If this is a book about suburbia and family and the way great events play out in our homes and hearts, it is also one about the institutional erasure of the individual. In her attempts to retrieve documents about her father’s war years from various government departments, Rennex encounters a series of Kafkaesque roadblocks. When the requested copy of her mother’s claim for a war widow pension arrives in the post, for instance, half of the letter has been cut off by the photocopier. Apparently, Rennex is told, this is because the letter is foolscap and so cannot fit onto an A4 page. ‘But you can copy it on two pages,’ says Rennex. ‘Am I going mad?’

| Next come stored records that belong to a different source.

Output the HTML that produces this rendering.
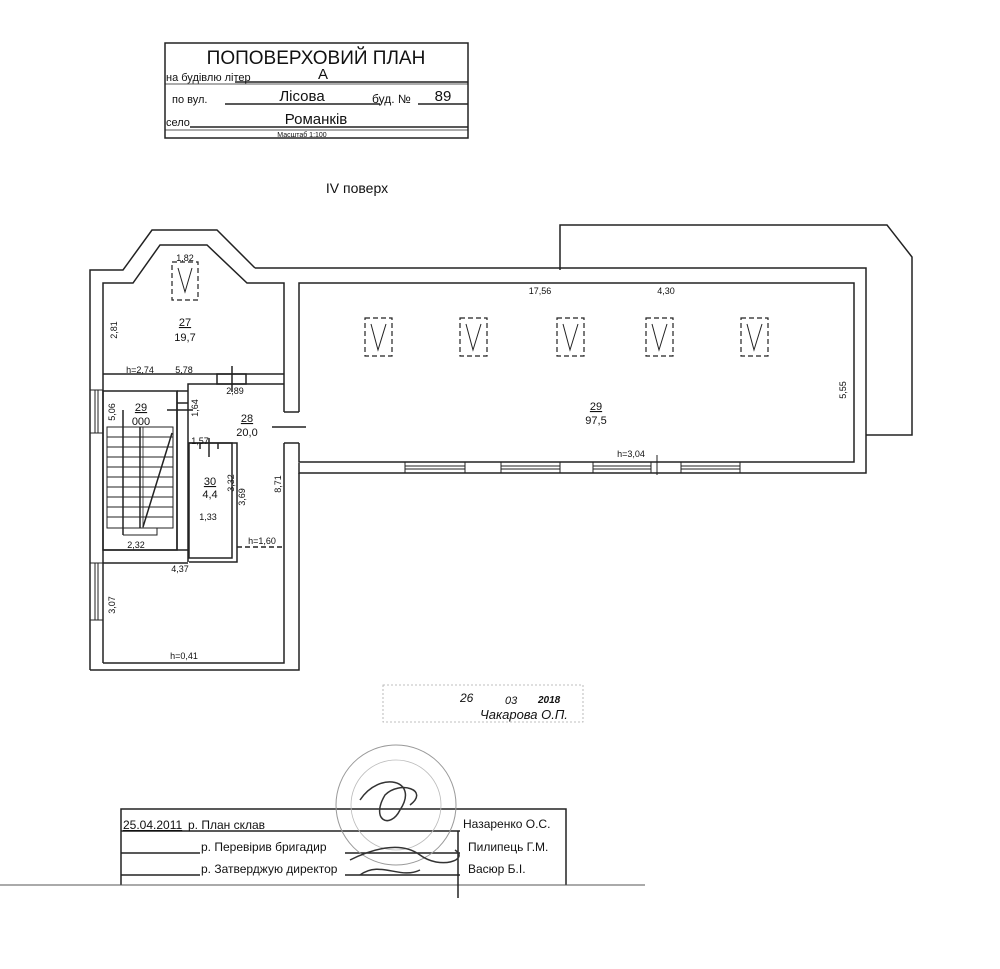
<!DOCTYPE html>
<html><head><meta charset="utf-8"><style>
html,body{margin:0;padding:0;background:#fff}
svg{display:block}
text{font-family:"Liberation Sans","DejaVu Sans",sans-serif;fill:#111}
</style></head><body>
<svg width="1000" height="969" viewBox="0 0 1000 969" xmlns="http://www.w3.org/2000/svg">
<g fill="none" stroke="#222" stroke-width="1.5">
<!-- title block -->
<rect x="165" y="43" width="303" height="95"/>
<line x1="235" y1="82" x2="468" y2="82"/>
<line x1="165" y1="84" x2="468" y2="84" stroke-width="0.8"/>
<line x1="225" y1="104" x2="380" y2="104"/>
<line x1="418" y1="104" x2="468" y2="104"/>
<line x1="190" y1="127" x2="468" y2="127"/>
<line x1="165" y1="130" x2="468" y2="130" stroke-width="0.8"/>

<!-- annex -->
<polyline points="560,270 560,225 887,225 912,257 912,435 866,435"/>
<!-- main building outer/inner -->
<polyline points="255,268 866,268 866,473 299,473 299,463"/>
<polyline points="299,412 299,283 854,283 854,462 299,462 299,443"/>
<!-- left building -->
<polyline points="90,670 90,270 123,270 152,230 217,230 255,268"/>
<polyline points="90,670 299,670 299,473"/>
<polyline points="103,663 103,283 133,283 160,245 207,245 247,283 284,283 284,412"/>
<polyline points="284,443 284,663 103,663"/>
<line x1="284" y1="412" x2="299" y2="412"/><line x1="284" y1="443" x2="299" y2="443"/>
<line x1="272" y1="427" x2="306" y2="427"/>
<!-- windows in bottom wall -->
<g stroke-width="1">
<rect x="405" y="462" width="60" height="11"/><line x1="405" y1="466" x2="465" y2="466"/><line x1="405" y1="469" x2="465" y2="469"/>
<rect x="501" y="462" width="59" height="11"/><line x1="501" y1="466" x2="560" y2="466"/><line x1="501" y1="469" x2="560" y2="469"/>
<rect x="593" y="462" width="58" height="11"/><line x1="593" y1="466" x2="651" y2="466"/><line x1="593" y1="469" x2="651" y2="469"/>
<rect x="681" y="462" width="59" height="11"/><line x1="681" y1="466" x2="740" y2="466"/><line x1="681" y1="469" x2="740" y2="469"/>
<line x1="657" y1="455" x2="657" y2="475"/>
<!-- left windows -->
<rect x="90" y="390" width="13" height="43"/><line x1="95" y1="390" x2="95" y2="433"/><line x1="98" y1="390" x2="98" y2="433"/>
<rect x="90" y="563" width="13" height="57"/><line x1="95" y1="563" x2="95" y2="620"/><line x1="98" y1="563" x2="98" y2="620"/>
</g>
<!-- interior walls -->
<line x1="103" y1="374" x2="284" y2="374"/>
<rect x="217" y="374" width="29" height="10"/>
<line x1="232" y1="366" x2="232" y2="392"/>
<polyline points="188,562 188,384 284,384"/>
<rect x="103" y="391" width="74" height="159"/>
<line x1="177" y1="391" x2="177" y2="550"/>
<line x1="177" y1="391" x2="188" y2="391"/>
<line x1="177" y1="403" x2="188" y2="403"/>
<line x1="167" y1="410" x2="193" y2="410"/>
<line x1="103" y1="550" x2="188" y2="550"/>
<line x1="103" y1="563" x2="188" y2="563"/>
<rect x="189" y="443" width="43" height="115"/>
<polyline points="189,443 237,443 237,562 189,562"/>
<line x1="200" y1="443" x2="200" y2="449"/><line x1="218" y1="443" x2="218" y2="449"/>
<line x1="209" y1="438" x2="209" y2="457"/>
<line x1="237" y1="547" x2="284" y2="547" stroke-dasharray="5,3"/>
<!-- stairs -->
<rect x="107" y="427" width="66" height="101" stroke-width="1"/>
<line x1="123" y1="410" x2="123" y2="535"/>
<line x1="140" y1="427" x2="140" y2="528"/>
<line x1="143" y1="427" x2="143" y2="528" stroke-width="0.8"/>
<polyline points="123,535 157,535 157,528" stroke-width="1"/>
<g stroke-width="1">
<line x1="107" y1="437" x2="173" y2="437"/><line x1="107" y1="447" x2="173" y2="447"/>
<line x1="107" y1="457" x2="173" y2="457"/><line x1="107" y1="467" x2="173" y2="467"/>
<line x1="107" y1="477" x2="173" y2="477"/><line x1="107" y1="487" x2="173" y2="487"/>
<line x1="107" y1="497" x2="173" y2="497"/><line x1="107" y1="507" x2="173" y2="507"/>
<line x1="107" y1="517" x2="173" y2="517"/>
</g>
<line x1="143" y1="527" x2="172" y2="433"/>
<!-- skylights -->
<g stroke-dasharray="5,3" stroke-width="1.2">
<rect x="172" y="262" width="26" height="38"/>
<rect x="365" y="318" width="27" height="38"/>
<rect x="460" y="318" width="27" height="38"/>
<rect x="557" y="318" width="27" height="38"/>
<rect x="646" y="318" width="27" height="38"/>
<rect x="741" y="318" width="27" height="38"/>
</g>
<g stroke-width="1">
<polyline points="178,268 185,292 192,268"/>
<polyline points="371,324 378,350 386,324"/>
<polyline points="466,324 473,350 481,324"/>
<polyline points="563,324 570,350 578,324"/>
<polyline points="652,324 659,350 667,324"/>
<polyline points="747,324 754,350 762,324"/>
</g>
<!-- bottom block -->
<polyline points="121,885 121,809 566,809 566,885"/>
<line x1="121" y1="831" x2="460" y2="831"/>
<line x1="121" y1="853" x2="200" y2="853"/><line x1="345" y1="853" x2="460" y2="853"/>
<line x1="121" y1="875" x2="200" y2="875"/><line x1="345" y1="875" x2="460" y2="875"/>
<line x1="0" y1="885" x2="645" y2="885" stroke-width="1" stroke="#555"/>
<line x1="458" y1="831" x2="458" y2="898"/>
<!-- stamp -->
<circle cx="396" cy="805" r="60" stroke="#999" stroke-width="1"/>
<circle cx="396" cy="805" r="45" stroke="#bbb" stroke-width="0.8"/>
<path d="M360,800 C380,770 420,780 400,810 C390,830 370,820 385,795 C400,780 430,790 410,805" stroke="#333"/>
<path d="M350,860 C370,850 400,840 420,855 C440,870 470,860 455,850" stroke="#333"/>
<path d="M360,875 C380,860 400,880 420,870" stroke="#333"/>
<!-- date stamp -->
<rect x="383" y="685" width="200" height="37" stroke="#aaa" stroke-dasharray="2,2" stroke-width="0.8"/>
</g>
<!-- texts -->
<text x="316" y="64" font-size="19" text-anchor="middle">ПОПОВЕРХОВИЙ ПЛАН</text>
<text x="166" y="81" font-size="11">на будівлю літер</text>
<text x="323" y="79" font-size="15" text-anchor="middle">А</text>
<text x="172" y="103" font-size="11">по вул.</text>
<text x="302" y="101" font-size="15" text-anchor="middle">Лісова</text>
<text x="372" y="103" font-size="12">буд. №</text>
<text x="443" y="101" font-size="15" text-anchor="middle">89</text>
<text x="166" y="126" font-size="11">село</text>
<text x="316" y="124" font-size="15" text-anchor="middle">Романків</text>
<text x="302" y="137" font-size="7" text-anchor="middle">Масштаб 1:100</text>
<text x="357" y="193" font-size="14" text-anchor="middle">IV поверх</text>

<g font-size="9" text-anchor="middle">
<text x="185" y="261">1,82</text>
<text x="185" y="326" font-size="11" text-decoration="underline">27</text>
<text x="185" y="341" font-size="11">19,7</text>
<text x="0" y="0" transform="translate(117,330) rotate(-90)">2,81</text>
<text x="140" y="373">h=2,74</text>
<text x="184" y="373">5,78</text>
<text x="235" y="394">2,89</text>
<text x="141" y="411" font-size="11" text-decoration="underline">29</text>
<text x="141" y="425" font-size="11">000</text>
<text x="0" y="0" transform="translate(115,412) rotate(-90)">5,06</text>
<text x="0" y="0" transform="translate(198,408) rotate(-90)">1,64</text>
<text x="247" y="422" font-size="11" text-decoration="underline">28</text>
<text x="247" y="436" font-size="11">20,0</text>
<text x="200" y="444">1,57</text>
<text x="210" y="485" font-size="11" text-decoration="underline">30</text>
<text x="210" y="498" font-size="11">4,4</text>
<text x="0" y="0" transform="translate(234,483) rotate(-90)">3,32</text>
<text x="0" y="0" transform="translate(245,497) rotate(-90)">3,69</text>
<text x="0" y="0" transform="translate(281,484) rotate(-90)">8,71</text>
<text x="208" y="520">1,33</text>
<text x="262" y="544">h=1,60</text>
<text x="136" y="548">2,32</text>
<text x="180" y="572">4,37</text>
<text x="0" y="0" transform="translate(115,605) rotate(-90)">3,07</text>
<text x="184" y="659">h=0,41</text>
<text x="540" y="294">17,56</text>
<text x="666" y="294">4,30</text>
<text x="596" y="410" font-size="11" text-decoration="underline">29</text>
<text x="596" y="424" font-size="11">97,5</text>
<text x="631" y="457">h=3,04</text>
<text x="0" y="0" transform="translate(846,390) rotate(-90)">5,55</text>
</g>

<text x="460" y="702" font-size="12" font-style="italic">26</text>
<text x="505" y="704" font-size="11" font-style="italic">03</text>
<text x="538" y="703" font-size="10" font-style="italic" font-weight="bold">2018</text>
<text x="480" y="719" font-size="13" font-style="italic">Чакарова О.П.</text>

<text x="123" y="829" font-size="12" text-decoration="underline">25.04.2011</text>
<text x="188" y="829" font-size="12">р. План склав</text>
<text x="201" y="851" font-size="12">р. Перевірив бригадир</text>
<text x="201" y="873" font-size="12">р. Затверджую директор</text>
<text x="463" y="828" font-size="12">Назаренко О.С.</text>
<text x="468" y="851" font-size="12">Пилипець Г.М.</text>
<text x="468" y="873" font-size="12">Васюр Б.І.</text>
</svg>
</body></html>
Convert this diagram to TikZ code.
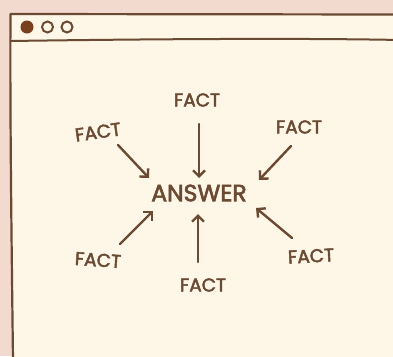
\documentclass[tikz,border=0pt]{standalone}
\usepackage{fontspec}
\newfontfamily\labelfont{Poppins}[FakeBold=2.6]
\usetikzlibrary{arrows.meta}
\definecolor{bgpink}{HTML}{F3DACF}
\definecolor{paper}{HTML}{FEF6E7}
\definecolor{ink}{HTML}{6B4A33}
\definecolor{dotfill}{HTML}{7A3F1E}
\tikzset{
  fact/.style={text=ink, font=\labelfont\fontsize{18.5}{18.5}\selectfont, inner sep=1pt},
  answer/.style={text=ink, font=\labelfont\fontsize{23.5}{23.5}\selectfont, inner sep=1pt},
  arr/.style={draw=ink, line width=2.4pt, line cap=round, -{Straight Barb[length=6pt,width=12pt,line width=2.4pt]}},
  frame/.style={draw=ink, line width=2.2pt, line cap=round, line join=round},
}
\begin{document}
\begin{tikzpicture}[x=1pt,y=-1pt]
\fill[bgpink] (0,0) rectangle (393,356);
\useasboundingbox (0,0) rectangle (393,356);
% window
\fill[paper] (10.5,14) -- (400,14) -- (400,360) -- (13,360) -- cycle;
\draw[frame] (13,360) .. controls (11,200) and (10,100) .. (10.5,14) -- (400,14.5);
\draw[frame, line width=2pt] (10.5,41) .. controls (150,39) and (300,38) .. (400,40);
\fill[dotfill] (27,27) circle (6.5);
\draw[ink, line width=2pt] (47.5,27) circle (5.5);
\draw[ink, line width=2pt] (67,27) circle (5.5);
% texts
\node[answer] (ans) at (199,193) {ANSWER};
\node[fact] (f1) at (197,100) {FACT};
\node[fact, rotate=8] (f2) at (98,132) {FACT};
\node[fact] (f3) at (299,127) {FACT};
\node[fact, rotate=-4] (f4) at (98,260) {FACT};
\node[fact] (f5) at (203,285) {FACT};
\node[fact, rotate=3] (f6) at (311,256) {FACT};
% arrows
\coordinate (a1s) at (199,124); \coordinate (a1e) at (199,178);
\coordinate (a2s) at (118,145); \coordinate (a2e) at (149,178);
\coordinate (a3s) at (291,146); \coordinate (a3e) at (259,180);
\coordinate (a4s) at (120,244); \coordinate (a4e) at (153,211);
\coordinate (a5s) at (198,262); \coordinate (a5e) at (198,214);
\coordinate (a6s) at (292,238); \coordinate (a6e) at (256,208);
\draw[arr] (a1s) -- (a1e);
\draw[arr] (a2s) -- (a2e);
\draw[arr] (a3s) -- (a3e);
\draw[arr] (a4s) -- (a4e);
\draw[arr] (a5s) -- (a5e);
\draw[arr] (a6s) -- (a6e);
\end{tikzpicture}
\end{document}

This bureaucratic web is exemplified in the double-page prose poem of collected acronyms: ‘CWGC Commonwealth War Graves Commission DCO Defence Community Organisation DFISA Defence Force Income Support Allowance’ and so on, and so on. Absurdity yes, but also tragedy – as in the case of Veteran Bird, whose years of requests for support were rejected by the Department of Veterans Affairs because his trauma conditions were not considered ‘permanent and stable’. ‘Jesse’s conditions finally became permanent’, write his parents, ‘when he ended his life’. Resisting the temptation to editorialise or moralise, Rennex tells Bird’s story by reproducing the letters his family wrote to Veteran Affairs.

This same sense of restraint is evident in the text’s composition. Rather than filling in the gaps with narrative, the book is structured through a series of titled fragments comprising prose, poetry, photographs, lists, letters, army records. Just as Rennex uncovers slivers of her father’s past, so the story is told in fragments, a case of content and form mirroring one another. In fragmentary form, what is absent turns out to be just as resonant as what is present – the white space of the unknowable.

Rennex is also an artist and former gallery director, and her eye for visual modes of storytelling comes through in the inclusion of images, rendered in black and white and embedded throughout the text – her father in uniform, family photographs, letters, army records. Uncaptioned, they remind us of the way W.G. Sebald used images in Austerlitz (2001), intrinsic to the story at hand rather than merely illustrative. Interestingly, like Austerlitz, Life with Birds is a haunted text about the messy aftermath of war and the slipperiness of memory.

The final thread running through Life with Birds is, of course, the titular birds. I’m not always certain how they connect to the book at large, other than for the accounting of a life and the strange ways that memories of one thing become entangled with another. And then, in a fragment towards the end, Rennex recounts clearing out the garage after her mother dies and finding a dusty Myna bird that had been trapped there for who knows how long. Perhaps, Rennex thinks, drawing on Irish folklore, the bird was the spirit of her long-dead father, having ‘hung around the tool shed long enough to look after her [mother].’ If Life with Birds is a ghost story, Rennex seems to be telling us that it is a love story too.